The US economy grew at a 2.2pc rate in the third quarter (entirely due to
Obama stimulus). This compares to an average of 7.3pc in the first quarter
of every recovery since the Second World War.

Fed hawks are playing with fire by talking up about exit strategies, not for
the first time. This is what they did in June 2008. We know what happened
three months later. For the record, manufacturing capacity use at 67.2pc,
and "auto-buying intentions" are the lowest ever.

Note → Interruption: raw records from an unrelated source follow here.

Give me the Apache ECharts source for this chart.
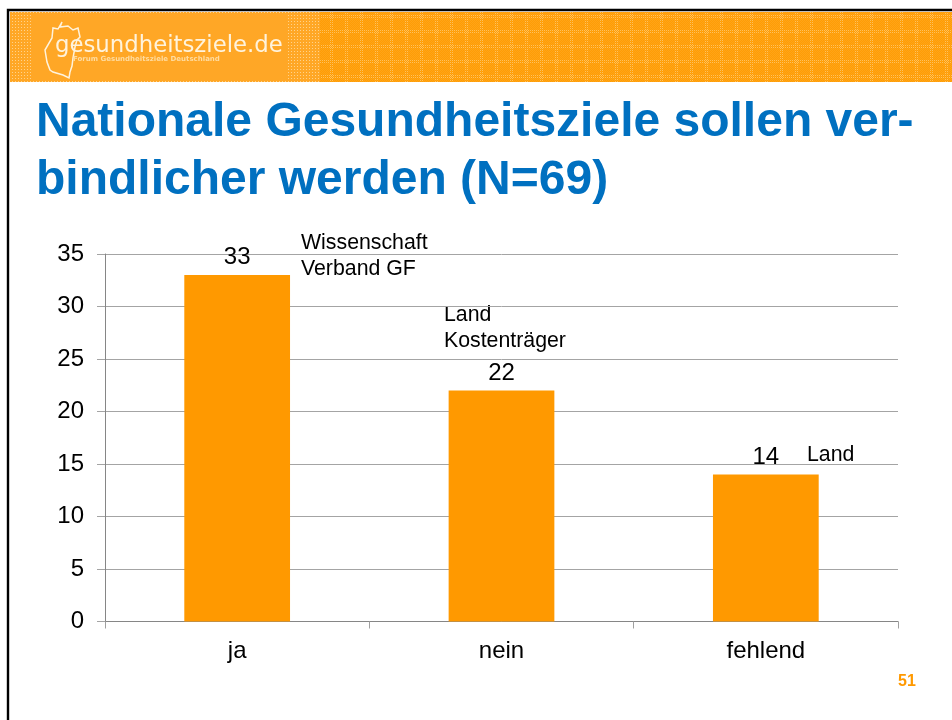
<!DOCTYPE html>
<html><head><meta charset="utf-8">
<style>html,body{margin:0;padding:0;background:#fff}#c{width:952px;height:720px}</style>
<script src="https://cdn.jsdelivr.net/npm/echarts@6/dist/echarts.min.js"></script>
</head><body><div id="c"></div>
<script>
const categories = ['ja', 'nein', 'fehlend'];
const values = [33, 22, 14];
const yTicks = [0, 5, 10, 15, 20, 25, 30, 35];
const titleLines = ['Nationale Gesundheitsziele sollen ver-', 'bindlicher werden (N=69)'];
const notes = [['Wissenschaft', 'Verband GF'], ['Land', 'Kostenträger'], ['Land']];
const logoText = 'gesundheitsziele.de';
const logoSub = 'Forum Gesundheitsziele Deutschland';
const pageNumber = '51';

const font = '"Liberation Sans", Arial, sans-serif';
const orange = '#ff9900';

function bannerPattern() {
  const cv = document.createElement('canvas');
  cv.width = 30; cv.height = 30;
  const g = cv.getContext('2d');
  g.fillStyle = '#ff9d05'; g.fillRect(0, 0, 30, 30);
  for (let i = 0; i < 30; i++) {
    for (let j = 0; j < 30; j++) {
      if ((i + j) % 2 === 0) { g.fillStyle = 'rgba(255,190,90,0.22)'; g.fillRect(i, j, 1, 1); }
      const line = i % 15 === 0 || i % 15 === 2 || j % 15 === 0 || j % 15 === 2;
      if (line && (i + j) % 2 === 0) { g.fillStyle = 'rgba(255,228,180,0.45)'; g.fillRect(i, j, 1, 1); }
    }
  }
  return cv;
}
function stripPattern() {
  const cv = document.createElement('canvas');
  cv.width = 3; cv.height = 3;
  const g = cv.getContext('2d');
  g.fillStyle = '#ffa726'; g.fillRect(0, 0, 3, 3);
  g.fillStyle = 'rgba(255,238,205,0.6)';
  g.fillRect(0, 0, 1, 1);
  return cv;
}

const germany = [[62,22],[60,27],[68,26],[73,30],[78,28],[80,37],[77,40],[75,47],[73,58],[72,66],[70,72],[69,78],[63,75],[53,72],[50,70],[47,62],[45,50],[52,38],[53,28],[58,29]];

const chart = echarts.init(document.getElementById('c'), null, {renderer: 'canvas'});
chart.setOption({
  animation: false,
  backgroundColor: '#fff',
  grid: {left: 105, right: 54, top: 254, height: 367.5, containLabel: false},
  xAxis: {
    type: 'category', data: categories,
    axisLine: {lineStyle: {color: '#868686', width: 1}},
    axisTick: {show: true, length: 7, alignWithLabel: false, lineStyle: {color: '#a0a0a0'}},
    axisLabel: {color: '#000', fontFamily: font, fontSize: 24, margin: 18}
  },
  yAxis: {
    type: 'value', min: 0, max: yTicks[yTicks.length - 1], interval: yTicks[1] - yTicks[0],
    axisLine: {show: true, lineStyle: {color: '#868686', width: 1}},
    axisTick: {show: true, length: 8, lineStyle: {color: '#a4a4a4', width: 1}},
    splitLine: {show: true, lineStyle: {color: '#a4a4a4', width: 1}},
    axisLabel: {color: '#000', fontFamily: font, fontSize: 24, margin: 21, padding: [2, 0, 0, 0]}
  },
  series: [{
    type: 'bar', data: values, barWidth: '40%',
    itemStyle: {color: orange},
    label: {show: true, position: 'top', distance: 5.5, color: '#000', fontFamily: font, fontSize: 24}
  }],
  graphic: [
    {type: 'rect', z: -1, shape: {x: 10, y: 12, width: 942, height: 70}, style: {fill: {image: bannerPattern(), repeat: 'repeat'}}},
    {type: 'rect', z: 0, shape: {x: 10, y: 12, width: 310, height: 70}, style: {fill: {image: stripPattern(), repeat: 'repeat'}}},
    {type: 'rect', z: 0, shape: {x: 32, y: 13, width: 254, height: 67}, style: {fill: '#ffa726'}},
    {type: 'polygon', z: 1, shape: {points: germany}, style: {stroke: '#fff3dc', lineWidth: 1.5, fill: 'none'}},
    {type: 'rect', z: 3, shape: {x: 8, y: 10, width: 960, height: 730}, style: {fill: 'none', stroke: '#000', lineWidth: 2.4}},
    {type: 'text', z: 4, x: 55, y: 35, style: {text: logoText, fill: '#fff3dc', font: '22.8px "DejaVu Sans", sans-serif'}},
    {type: 'text', z: 4, x: 73, y: 56, style: {text: logoSub, fill: '#ffdca0', font: 'bold 7px "DejaVu Sans", sans-serif', letterSpacing: 1.95}},
    {type: 'text', x: 36, y: 99, style: {text: titleLines[0], fill: '#0070c0', font: 'bold 48px ' + font}},
    {type: 'text', x: 36, y: 157, style: {text: titleLines[1], fill: '#0070c0', font: 'bold 48px ' + font}},
    {type: 'text', x: 301, y: 230, style: {text: notes[0].join('\n'), fill: '#000', font: '21.3px ' + font, lineHeight: 26}},
    {type: 'text', x: 444, y: 302, style: {text: notes[1].join('\n'), fill: '#000', font: '21.3px ' + font, lineHeight: 26}},
    {type: 'text', x: 807, y: 442, style: {text: notes[2].join('\n'), fill: '#000', font: '21.3px ' + font, lineHeight: 26}},
    {type: 'text', x: 898, y: 674, style: {text: pageNumber, fill: orange, font: 'bold 16px ' + font}}
  ]
});
</script></body></html>
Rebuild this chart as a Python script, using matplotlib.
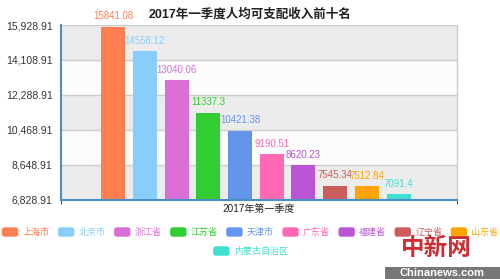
import matplotlib
matplotlib.use("Agg")
import matplotlib.pyplot as plt
from matplotlib.patches import FancyBboxPatch, Rectangle
import numpy as np

plt.rcParams['font.family'] = ['Liberation Sans', 'Noto Sans CJK SC', 'DejaVu Sans']

# data
regions = ['上海市', '北京市', '浙江省', '江苏省', '天津市',
           '广东省', '福建省', '辽宁省', '山东省', '内蒙古自治区']
income = [15841.08, 14558.12, 13040.06, 11337.3, 10421.38,
          9190.51, 8620.23, 7545.34, 7512.84, 7091.4]
colors = ['#ff7f50', '#87cefa', '#da70d6', '#32cd32', '#6495ed',
          '#ff69b4', '#ba55d3', '#cd5c5c', '#ffa500', '#40e0d0']
yticks = [6828.91, 8648.91, 10468.91, 12288.91, 14108.91, 15928.91]
category = '2017年第一季度'
title = '2017年一季度人均可支配收入前十名'

W, H = 500, 279
fig = plt.figure(figsize=(W / 100, H / 100), dpi=100)
fig.patch.set_facecolor('white')

def fx(px):
    return px / W

def fy(py):
    return 1 - py / H

ax = fig.add_axes([fx(61), fy(199.5), fx(457) - fx(61), fy(25) - fy(199.5)])
ax.set_facecolor('white')

# alternating bands + grid
for i in range(len(yticks) - 1):
    c = '#ececec' if i % 2 == 0 else '#fcfcfc'
    ax.axhspan(yticks[i], yticks[i + 1], color=c, lw=0, zorder=0)
for t in yticks[1:]:
    ax.axhline(t, color='#cccccc', lw=1, zorder=1)

# bars: one category, ten series
step = 0.0801
width = 0.0606
n = len(income)
for i, (v, c) in enumerate(zip(income, colors)):
    x = (i - (n - 1) / 2) * step - 0.008
    ax.bar(x, v - yticks[0], width, bottom=yticks[0], color=c, zorder=2)
    ax.annotate(str(v), (x, v), xytext=(0, 4), textcoords='offset points',
                ha='center', va='bottom', fontsize=7, color=c, zorder=3)

ax.set_xlim(-0.5, 0.5)
ax.set_ylim(yticks[0], yticks[-1])
ax.set_yticks(yticks)
ax.set_yticklabels(['{:,.2f}'.format(t) for t in yticks], fontsize=7.5, color='#333333')
ax.set_xticks([0])
ax.set_xticklabels([category], fontsize=7.2, color='#222222')
ax.set_xticks([-0.5, 0.5], minor=True)
ax.tick_params(axis='x', which='major', length=0, pad=3)
ax.tick_params(axis='x', which='minor', length=3, color='#333333')
ax.tick_params(axis='y', length=0, pad=6)

for s in ['left', 'bottom']:
    ax.spines[s].set_color('#4a8fc4')
    ax.spines[s].set_linewidth(1.5)
ax.spines['right'].set_color('#cccccc')
ax.spines['top'].set_visible(False)
ax.spines['right'].set_linewidth(1)

fig.text(0.5, fy(14), title, ha='center', va='center', fontsize=9,
         fontweight='bold', color='#222222')

# legend, rows centred like the original
char_px = 8.7
sw, sh, gap, item_gap = 15, 8, 5, 10
rows = [list(range(9)), [9]]
row_y = [232, 251]
for row, yc in zip(rows, row_y):
    widths = [sw + gap + len(regions[k]) * char_px for k in row]
    total = sum(widths) + item_gap * (len(row) - 1)
    x0 = (W - total) / 2
    for k, w in zip(row, widths):
        patch = FancyBboxPatch((fx(x0), fy(yc + sh / 2)), fx(sw), sh / H,
                               boxstyle='round,pad=0,rounding_size=0.004',
                               transform=fig.transFigure, color=colors[k],
                               mutation_aspect=W / H)
        fig.add_artist(patch)
        fig.text(fx(x0 + sw + gap), fy(yc), regions[k], ha='left', va='center',
                 fontsize=6.5, color=colors[k])
        x0 += w + item_gap

# watermark
fig.text(fx(436), fy(248), '中新网', ha='center', va='center', fontsize=17,
         fontweight='bold', color='#c8161d', alpha=0.9,
         family=['Noto Sans CJK SC'])
fig.add_artist(Rectangle((fx(385), 0), fx(115), 12 / H, transform=fig.transFigure,
                         color='#555555', alpha=0.8, lw=0))
fig.text(fx(442), fy(273), 'Chinanews.com', ha='center', va='center', fontsize=8,
         fontweight='bold', color='white')

fig.savefig('out.png', dpi=100)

The Fed's own Monetary Multiplier crashed to an all-time low of 0.809 in
mid-December. Commercial paper has shrunk by $280bn ($175bn) in since
October. Bank credit has been racing down a hair-raising black run since
June. It has dropped from $10.844 trillion to $9.013 trillion since November
25. The MZM money supply is contracting at a 3pc annual rate. Broad M3 money
is contracting at over 5pc.

Professor Tim Congdon from International Monetary Research said the Fed is
baking deflation into the pie later this year, and perhaps a double-dip
recession. Europe is even worse.

This has not stopped an army of commentators is trying to bounce the Fed into
early rate rises. They accuse Ben Bernanke of repeating the error of 2004
when the Fed waited too long. Sometimes you just want to scream. In 2004
there was no housing collapse, unemployment was 5.5pc, banks were in rude
good health, and the Fed Multiplier was 1.73.

How anybody can see imminent inflation in the dying embers of core PCE, just
0.1pc in November, is beyond me.

Mr Rosenberg is asked by clients why Wall Street does not seem to agree with
his grim analysis.

His answer is that this is the same Mr Market that bought stocks in October
1987 when they were 25pc overvalued on Shiller "10-year normalized
earnings basis" – exactly as they are today – and bought them at even
more overvalued prices in 2007, long after the property crash had begun,
Bear Stearns funds had imploded, and credit had its August heart attack. The
stock market has become a lagging indicator. Tear up the textbooks.